- _Exercise_
Please set down exactly the lines of the listing below from the line containing "Give me the TikZ source for this diagram." through the line containing "minimum width=299pt, minimum", both lines included, leaving out all other lines.

==== Exercise materials

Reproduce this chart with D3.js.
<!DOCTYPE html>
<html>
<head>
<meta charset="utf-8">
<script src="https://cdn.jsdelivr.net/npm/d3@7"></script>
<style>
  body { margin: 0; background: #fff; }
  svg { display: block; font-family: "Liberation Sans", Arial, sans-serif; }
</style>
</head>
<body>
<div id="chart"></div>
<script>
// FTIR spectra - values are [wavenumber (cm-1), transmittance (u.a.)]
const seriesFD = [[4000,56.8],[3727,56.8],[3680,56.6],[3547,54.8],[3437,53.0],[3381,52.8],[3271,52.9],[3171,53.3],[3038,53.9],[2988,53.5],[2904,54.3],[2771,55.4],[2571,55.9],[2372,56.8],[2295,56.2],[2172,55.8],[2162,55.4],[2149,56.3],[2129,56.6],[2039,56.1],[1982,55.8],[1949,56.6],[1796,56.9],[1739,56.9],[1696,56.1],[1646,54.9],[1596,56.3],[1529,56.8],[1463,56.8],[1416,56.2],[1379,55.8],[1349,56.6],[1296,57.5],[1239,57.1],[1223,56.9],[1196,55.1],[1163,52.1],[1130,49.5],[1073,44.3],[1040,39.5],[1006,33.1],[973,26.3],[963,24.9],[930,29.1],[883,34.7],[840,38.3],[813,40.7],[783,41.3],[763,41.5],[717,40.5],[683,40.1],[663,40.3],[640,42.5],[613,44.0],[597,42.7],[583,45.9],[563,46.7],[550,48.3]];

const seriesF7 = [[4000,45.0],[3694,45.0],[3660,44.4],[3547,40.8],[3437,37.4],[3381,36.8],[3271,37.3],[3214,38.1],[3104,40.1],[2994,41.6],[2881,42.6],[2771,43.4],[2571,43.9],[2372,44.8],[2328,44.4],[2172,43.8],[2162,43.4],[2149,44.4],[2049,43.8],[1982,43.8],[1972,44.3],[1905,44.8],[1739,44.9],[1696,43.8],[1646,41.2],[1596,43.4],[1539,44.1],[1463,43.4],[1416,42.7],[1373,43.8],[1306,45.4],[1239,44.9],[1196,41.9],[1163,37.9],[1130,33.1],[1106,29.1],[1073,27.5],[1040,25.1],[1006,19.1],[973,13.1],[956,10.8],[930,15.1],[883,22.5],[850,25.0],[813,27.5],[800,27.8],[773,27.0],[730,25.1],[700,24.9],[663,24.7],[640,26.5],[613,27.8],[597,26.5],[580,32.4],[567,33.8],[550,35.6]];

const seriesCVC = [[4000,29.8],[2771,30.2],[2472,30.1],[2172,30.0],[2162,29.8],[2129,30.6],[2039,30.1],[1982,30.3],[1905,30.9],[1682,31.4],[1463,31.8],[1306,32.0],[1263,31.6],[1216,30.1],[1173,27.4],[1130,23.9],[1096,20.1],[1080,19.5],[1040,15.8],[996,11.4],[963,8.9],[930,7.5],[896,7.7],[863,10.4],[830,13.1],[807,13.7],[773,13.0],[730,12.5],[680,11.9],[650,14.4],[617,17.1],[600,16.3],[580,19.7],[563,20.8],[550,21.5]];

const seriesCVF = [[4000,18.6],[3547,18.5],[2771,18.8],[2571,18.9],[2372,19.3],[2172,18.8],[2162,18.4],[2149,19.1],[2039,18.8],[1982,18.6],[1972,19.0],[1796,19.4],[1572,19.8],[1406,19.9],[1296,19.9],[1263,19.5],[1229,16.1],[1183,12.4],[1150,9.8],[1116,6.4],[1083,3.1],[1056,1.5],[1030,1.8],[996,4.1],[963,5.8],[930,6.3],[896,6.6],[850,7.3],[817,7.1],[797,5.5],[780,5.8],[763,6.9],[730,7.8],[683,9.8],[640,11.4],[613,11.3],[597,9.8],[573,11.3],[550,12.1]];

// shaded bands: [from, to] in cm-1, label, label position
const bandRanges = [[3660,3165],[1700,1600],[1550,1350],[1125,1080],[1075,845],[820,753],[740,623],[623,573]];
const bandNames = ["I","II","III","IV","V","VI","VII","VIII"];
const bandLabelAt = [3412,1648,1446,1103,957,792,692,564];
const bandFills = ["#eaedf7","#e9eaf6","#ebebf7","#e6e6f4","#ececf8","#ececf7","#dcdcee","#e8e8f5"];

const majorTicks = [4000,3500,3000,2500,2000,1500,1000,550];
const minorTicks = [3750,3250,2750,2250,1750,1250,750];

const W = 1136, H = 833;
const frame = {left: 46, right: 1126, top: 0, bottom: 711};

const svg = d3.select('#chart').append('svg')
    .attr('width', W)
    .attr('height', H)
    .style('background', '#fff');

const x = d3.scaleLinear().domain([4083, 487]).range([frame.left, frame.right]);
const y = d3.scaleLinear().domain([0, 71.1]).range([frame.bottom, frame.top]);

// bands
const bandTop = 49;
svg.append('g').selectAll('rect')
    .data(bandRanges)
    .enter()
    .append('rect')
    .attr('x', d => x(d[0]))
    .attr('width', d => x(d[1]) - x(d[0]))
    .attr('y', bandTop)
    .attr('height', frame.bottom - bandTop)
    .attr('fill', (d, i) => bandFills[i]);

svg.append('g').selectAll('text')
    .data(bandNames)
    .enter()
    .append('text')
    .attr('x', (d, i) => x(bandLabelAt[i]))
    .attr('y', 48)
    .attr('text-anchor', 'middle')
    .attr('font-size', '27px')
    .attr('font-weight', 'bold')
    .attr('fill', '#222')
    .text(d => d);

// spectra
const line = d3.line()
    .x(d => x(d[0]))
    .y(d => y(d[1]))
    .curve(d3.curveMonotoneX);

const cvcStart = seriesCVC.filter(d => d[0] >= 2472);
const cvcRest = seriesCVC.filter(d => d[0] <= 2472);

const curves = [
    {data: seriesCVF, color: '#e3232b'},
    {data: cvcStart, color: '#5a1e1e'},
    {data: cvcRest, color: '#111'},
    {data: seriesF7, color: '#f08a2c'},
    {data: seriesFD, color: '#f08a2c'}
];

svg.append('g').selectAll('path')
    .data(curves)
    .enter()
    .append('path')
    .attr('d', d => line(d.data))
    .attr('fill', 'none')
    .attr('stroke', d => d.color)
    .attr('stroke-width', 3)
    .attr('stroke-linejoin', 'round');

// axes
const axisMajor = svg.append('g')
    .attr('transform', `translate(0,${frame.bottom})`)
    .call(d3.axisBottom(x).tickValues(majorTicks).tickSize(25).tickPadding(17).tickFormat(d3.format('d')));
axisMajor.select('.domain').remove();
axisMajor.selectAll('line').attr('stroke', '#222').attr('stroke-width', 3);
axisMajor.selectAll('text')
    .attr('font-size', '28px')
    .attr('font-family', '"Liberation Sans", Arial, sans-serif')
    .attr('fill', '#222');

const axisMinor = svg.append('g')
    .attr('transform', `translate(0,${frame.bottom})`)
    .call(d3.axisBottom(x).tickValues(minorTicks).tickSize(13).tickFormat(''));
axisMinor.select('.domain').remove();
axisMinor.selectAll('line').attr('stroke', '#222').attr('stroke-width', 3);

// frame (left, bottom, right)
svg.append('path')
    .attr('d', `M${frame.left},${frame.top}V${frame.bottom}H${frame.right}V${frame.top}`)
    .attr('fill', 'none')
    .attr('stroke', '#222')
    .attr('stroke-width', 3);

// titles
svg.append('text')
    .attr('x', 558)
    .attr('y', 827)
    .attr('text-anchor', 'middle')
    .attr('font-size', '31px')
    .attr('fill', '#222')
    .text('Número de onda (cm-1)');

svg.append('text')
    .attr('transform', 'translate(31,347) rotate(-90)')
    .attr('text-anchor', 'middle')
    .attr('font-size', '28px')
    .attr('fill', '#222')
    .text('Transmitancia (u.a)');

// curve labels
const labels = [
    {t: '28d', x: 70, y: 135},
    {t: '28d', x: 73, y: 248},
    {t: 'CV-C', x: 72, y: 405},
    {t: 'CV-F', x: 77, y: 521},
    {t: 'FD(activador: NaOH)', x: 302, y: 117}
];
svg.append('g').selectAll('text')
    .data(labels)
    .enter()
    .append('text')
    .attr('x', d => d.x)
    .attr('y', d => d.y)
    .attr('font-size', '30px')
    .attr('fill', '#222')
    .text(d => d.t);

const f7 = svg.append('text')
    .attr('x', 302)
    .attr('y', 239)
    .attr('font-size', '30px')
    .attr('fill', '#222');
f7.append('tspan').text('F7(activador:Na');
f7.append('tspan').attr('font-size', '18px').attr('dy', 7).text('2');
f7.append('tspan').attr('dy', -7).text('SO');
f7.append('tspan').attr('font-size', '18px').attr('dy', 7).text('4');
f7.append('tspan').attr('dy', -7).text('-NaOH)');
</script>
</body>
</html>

========
==== Exercise materials

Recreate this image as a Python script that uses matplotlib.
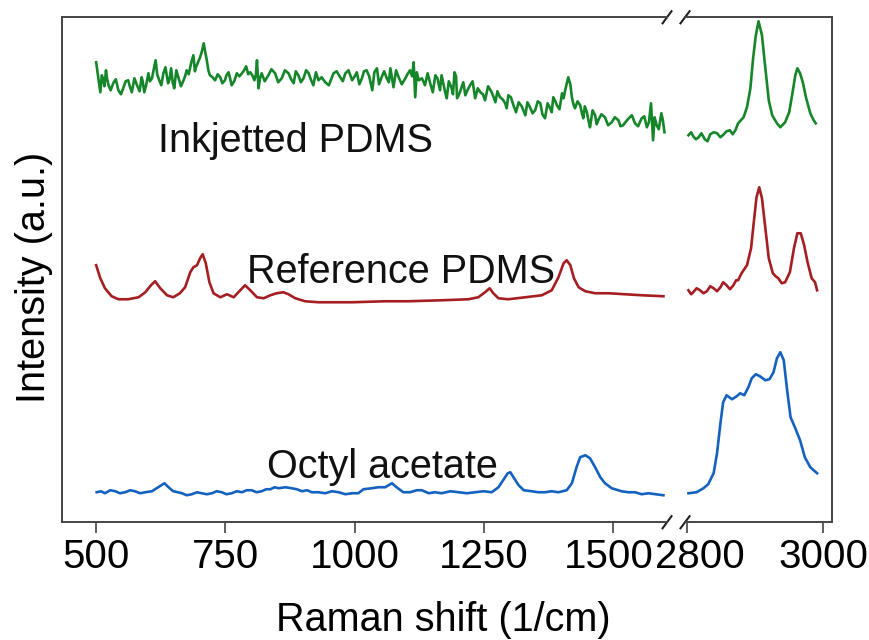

========
==== Exercise materials

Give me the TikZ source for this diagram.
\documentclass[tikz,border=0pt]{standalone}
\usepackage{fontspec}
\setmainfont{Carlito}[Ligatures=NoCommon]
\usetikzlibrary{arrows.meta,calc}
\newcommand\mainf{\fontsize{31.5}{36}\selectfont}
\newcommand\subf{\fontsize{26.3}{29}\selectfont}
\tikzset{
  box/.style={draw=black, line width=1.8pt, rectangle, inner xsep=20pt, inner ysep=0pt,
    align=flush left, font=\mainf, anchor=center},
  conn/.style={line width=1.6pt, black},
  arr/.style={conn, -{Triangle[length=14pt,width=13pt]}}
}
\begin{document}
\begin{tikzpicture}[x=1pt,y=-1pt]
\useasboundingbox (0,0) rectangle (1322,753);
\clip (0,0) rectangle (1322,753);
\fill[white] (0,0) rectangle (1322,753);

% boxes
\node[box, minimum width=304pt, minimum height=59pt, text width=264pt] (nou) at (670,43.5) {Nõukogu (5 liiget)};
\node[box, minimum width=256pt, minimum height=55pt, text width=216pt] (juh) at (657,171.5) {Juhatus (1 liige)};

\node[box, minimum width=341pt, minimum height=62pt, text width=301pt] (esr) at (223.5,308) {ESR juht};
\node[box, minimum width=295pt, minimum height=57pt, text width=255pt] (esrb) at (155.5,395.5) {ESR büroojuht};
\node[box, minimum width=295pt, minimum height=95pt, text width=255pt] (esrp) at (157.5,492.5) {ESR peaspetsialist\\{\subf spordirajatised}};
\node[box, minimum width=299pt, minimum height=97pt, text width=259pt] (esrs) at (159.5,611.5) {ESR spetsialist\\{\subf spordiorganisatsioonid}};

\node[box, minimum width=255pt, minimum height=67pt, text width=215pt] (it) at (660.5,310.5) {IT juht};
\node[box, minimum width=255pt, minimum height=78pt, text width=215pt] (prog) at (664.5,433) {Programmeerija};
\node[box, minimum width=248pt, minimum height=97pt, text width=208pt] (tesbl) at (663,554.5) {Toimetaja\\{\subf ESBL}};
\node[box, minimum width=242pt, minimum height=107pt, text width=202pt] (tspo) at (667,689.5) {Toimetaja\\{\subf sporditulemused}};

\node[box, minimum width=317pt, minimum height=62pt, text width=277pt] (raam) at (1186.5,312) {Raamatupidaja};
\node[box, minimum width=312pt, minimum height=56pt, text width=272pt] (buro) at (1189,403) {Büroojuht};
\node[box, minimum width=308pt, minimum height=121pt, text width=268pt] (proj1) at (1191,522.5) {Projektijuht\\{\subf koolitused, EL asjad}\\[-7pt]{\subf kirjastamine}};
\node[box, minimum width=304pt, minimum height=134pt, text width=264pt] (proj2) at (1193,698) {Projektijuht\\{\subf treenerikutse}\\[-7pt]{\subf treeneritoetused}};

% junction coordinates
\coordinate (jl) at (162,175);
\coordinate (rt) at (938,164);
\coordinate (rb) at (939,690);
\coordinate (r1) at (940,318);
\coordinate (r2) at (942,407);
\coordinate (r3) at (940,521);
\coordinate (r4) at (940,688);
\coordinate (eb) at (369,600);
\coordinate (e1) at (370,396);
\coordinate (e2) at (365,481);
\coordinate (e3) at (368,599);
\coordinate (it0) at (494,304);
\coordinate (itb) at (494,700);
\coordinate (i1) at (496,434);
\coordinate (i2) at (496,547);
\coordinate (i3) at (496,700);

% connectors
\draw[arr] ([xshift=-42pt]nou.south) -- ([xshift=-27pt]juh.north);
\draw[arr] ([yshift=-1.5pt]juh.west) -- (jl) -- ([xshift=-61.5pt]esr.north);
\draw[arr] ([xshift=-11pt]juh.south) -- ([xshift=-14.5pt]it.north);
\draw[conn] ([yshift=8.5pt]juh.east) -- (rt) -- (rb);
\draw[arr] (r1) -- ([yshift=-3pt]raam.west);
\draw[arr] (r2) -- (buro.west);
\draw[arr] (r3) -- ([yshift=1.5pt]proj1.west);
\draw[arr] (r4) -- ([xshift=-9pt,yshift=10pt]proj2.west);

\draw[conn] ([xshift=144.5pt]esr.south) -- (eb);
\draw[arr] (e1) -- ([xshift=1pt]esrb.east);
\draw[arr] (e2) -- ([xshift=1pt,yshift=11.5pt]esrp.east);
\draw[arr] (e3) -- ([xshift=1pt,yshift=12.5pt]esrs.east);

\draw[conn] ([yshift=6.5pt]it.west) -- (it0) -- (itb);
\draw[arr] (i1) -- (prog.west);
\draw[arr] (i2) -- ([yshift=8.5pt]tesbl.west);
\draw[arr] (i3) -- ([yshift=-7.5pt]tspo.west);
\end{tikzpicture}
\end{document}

========

- _Task solution_
Give me the TikZ source for this diagram.
\documentclass[tikz,border=0pt]{standalone}
\usepackage{fontspec}
\setmainfont{Carlito}[Ligatures=NoCommon]
\usetikzlibrary{arrows.meta,calc}
\newcommand\mainf{\fontsize{31.5}{36}\selectfont}
\newcommand\subf{\fontsize{26.3}{29}\selectfont}
\tikzset{
  box/.style={draw=black, line width=1.8pt, rectangle, inner xsep=20pt, inner ysep=0pt,
    align=flush left, font=\mainf, anchor=center},
  conn/.style={line width=1.6pt, black},
  arr/.style={conn, -{Triangle[length=14pt,width=13pt]}}
}
\begin{document}
\begin{tikzpicture}[x=1pt,y=-1pt]
\useasboundingbox (0,0) rectangle (1322,753);
\clip (0,0) rectangle (1322,753);
\fill[white] (0,0) rectangle (1322,753);

% boxes
\node[box, minimum width=304pt, minimum height=59pt, text width=264pt] (nou) at (670,43.5) {Nõukogu (5 liiget)};
\node[box, minimum width=256pt, minimum height=55pt, text width=216pt] (juh) at (657,171.5) {Juhatus (1 liige)};

\node[box, minimum width=341pt, minimum height=62pt, text width=301pt] (esr) at (223.5,308) {ESR juht};
\node[box, minimum width=295pt, minimum height=57pt, text width=255pt] (esrb) at (155.5,395.5) {ESR büroojuht};
\node[box, minimum width=295pt, minimum height=95pt, text width=255pt] (esrp) at (157.5,492.5) {ESR peaspetsialist\\{\subf spordirajatised}};
\node[box, minimum width=299pt, minimum height=97pt, text width=259pt] (esrs) at (159.5,611.5) {ESR spetsialist\\{\subf spordiorganisatsioonid}};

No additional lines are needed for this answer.